Let's do the math: you already paid the bank $120,000. Then, according to your mutual agreement, the bank forecloses on you and gets another $50,000. That's a total of $170,000 that's gone into the bank's pocket over 10 years for a $100,000 loan. The bank made $70,000. It didn't lose $30,000. The bank simply didn't make as much as it could have made had default not occurred. And, you have nothing to show for the the $120,000 you paid over the last 10 years. You don't have a house any more. But, your original agreement with the bank covered this situation.

You aren't a bad person for defaulting. You did nothing wrong. You were in the right! By paying the bank interest for 10 years, you paid for the legal and moral right to default. 

So, that's my argument mortgage default is not wrong. It is a moral and ethical right you fairly negotiated with your bank from the beginning. You agreed that in return for paying the bank interest, should you ever default, the bank could take your house from you. It could foreclose and keep as much money as needed to cover the remaining balance on your loan. If the bank ended up short, too bad. That was all part of the bank's originally and fairly negotiated agreement with you. You paid the bank for the calculated risk it took. That's what the interest you were paying was all about.

With all this said, I'm not advocating foreclosure.

I'm just saying mortgage default it is your legal, fair, originally calculated, and mutually agreed contractual right.

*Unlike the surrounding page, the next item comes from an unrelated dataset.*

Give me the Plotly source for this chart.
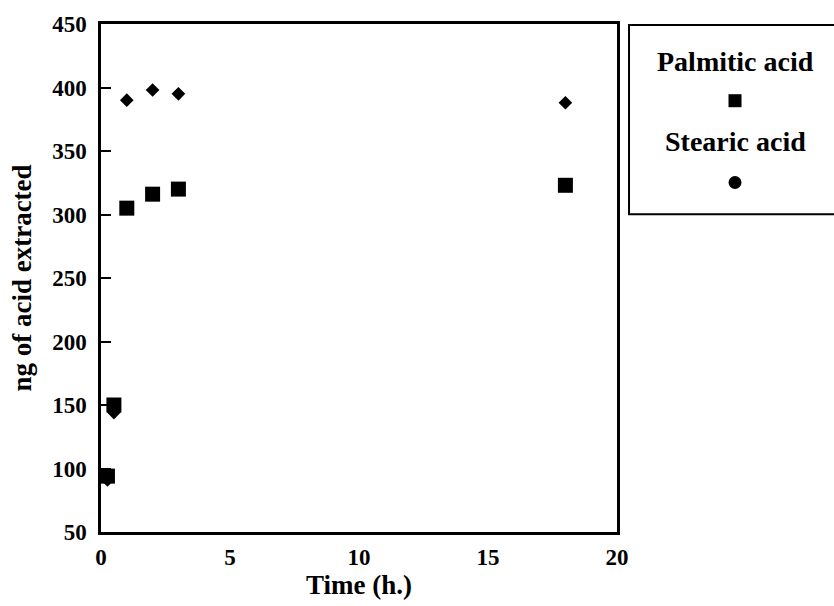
import plotly.graph_objects as go

# Extraction time (hours) and amount of acid extracted (ng)
palmitic_time = [0.25, 0.5, 1, 2, 3, 18]
palmitic_ng = [94, 150, 305, 316, 320, 323]

stearic_time = [0.25, 0.5, 1, 2, 3, 18]
stearic_ng = [91, 144, 390, 398, 395, 388]

x_ticks = [0, 5, 10, 15, 20]
y_ticks = [50, 100, 150, 200, 250, 300, 350, 400, 450]

serif = "Liberation Serif, Times New Roman, serif"

fig = go.Figure()

fig.add_trace(go.Scatter(
    x=stearic_time, y=stearic_ng, mode="markers", name="Stearic acid",
    marker=dict(symbol="diamond", size=10.5, color="black"),
    showlegend=False, cliponaxis=False,
))
fig.add_trace(go.Scatter(
    x=palmitic_time, y=palmitic_ng, mode="markers", name="Palmitic acid",
    marker=dict(symbol="square", size=15, color="black"),
    showlegend=False, cliponaxis=False,
))

# Boxed key to the right of the plot area
key_x = 1.2287
fig.add_shape(type="rect", xref="paper", yref="paper",
              x0=1.0233, x1=1.45, y0=0.6255, y1=0.998,
              line=dict(color="black", width=2), fillcolor="white")
fig.add_annotation(text="Palmitic acid", xref="paper", yref="paper",
                   x=key_x, y=0.927, xanchor="center", yanchor="middle",
                   showarrow=False,
                   font=dict(family=serif, size=28, color="black", weight="bold"))
fig.add_annotation(text="Stearic acid", xref="paper", yref="paper",
                   x=key_x, y=0.7686, xanchor="center", yanchor="middle",
                   showarrow=False,
                   font=dict(family=serif, size=28, color="black", weight="bold"))
fig.add_shape(type="rect", xref="paper", yref="paper",
              xsizemode="pixel", ysizemode="pixel", xanchor=key_x, yanchor=0.849,
              x0=-6.5, x1=6.5, y0=-6.5, y1=6.5,
              line=dict(width=0), fillcolor="black")
fig.add_shape(type="circle", xref="paper", yref="paper",
              xsizemode="pixel", ysizemode="pixel", xanchor=key_x, yanchor=0.688,
              x0=-6.5, x1=6.5, y0=-6.5, y1=6.5,
              line=dict(width=0), fillcolor="black")

fig.update_layout(
    width=834, height=606,
    margin=dict(l=101, r=217, t=22, b=74),
    paper_bgcolor="white", plot_bgcolor="white",
    font=dict(family=serif, color="black"),
    showlegend=False,
)

fig.update_xaxes(
    range=[0, 20], tickvals=x_ticks, ticks="", showgrid=False, zeroline=False,
    showline=True, linecolor="black", linewidth=2.5, mirror=True,
    tickfont=dict(family=serif, size=23, color="black", weight="bold"),
    ticklabelstandoff=3,
    title=dict(text="Time (h.)", standoff=2,
               font=dict(family=serif, size=27, color="black", weight="bold")),
)
fig.update_yaxes(
    range=[50, 450], tickvals=y_ticks, ticks="inside", ticklen=10, tickwidth=2,
    tickcolor="black", showgrid=False, zeroline=False,
    showline=True, linecolor="black", linewidth=2.5, mirror=True,
    tickfont=dict(family=serif, size=23, color="black", weight="bold"),
    ticklabelstandoff=7,
    title=dict(text="ng of acid extracted", standoff=13,
               font=dict(family=serif, size=27, color="black", weight="bold")),
)

fig.write_html("out.html")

Do not forget! There are many consequences to foreclosure and default that must be considered. Your credit history can be trashed, you will lose your house, and there are often many other financial and social consequences. So, always talk to a lawyer before you decide on default and foreclosure. There are many other options like short sales, renegotiating your loan terms with your bank, and seeking government assistance. You may even consider homestead and bankruptcy options.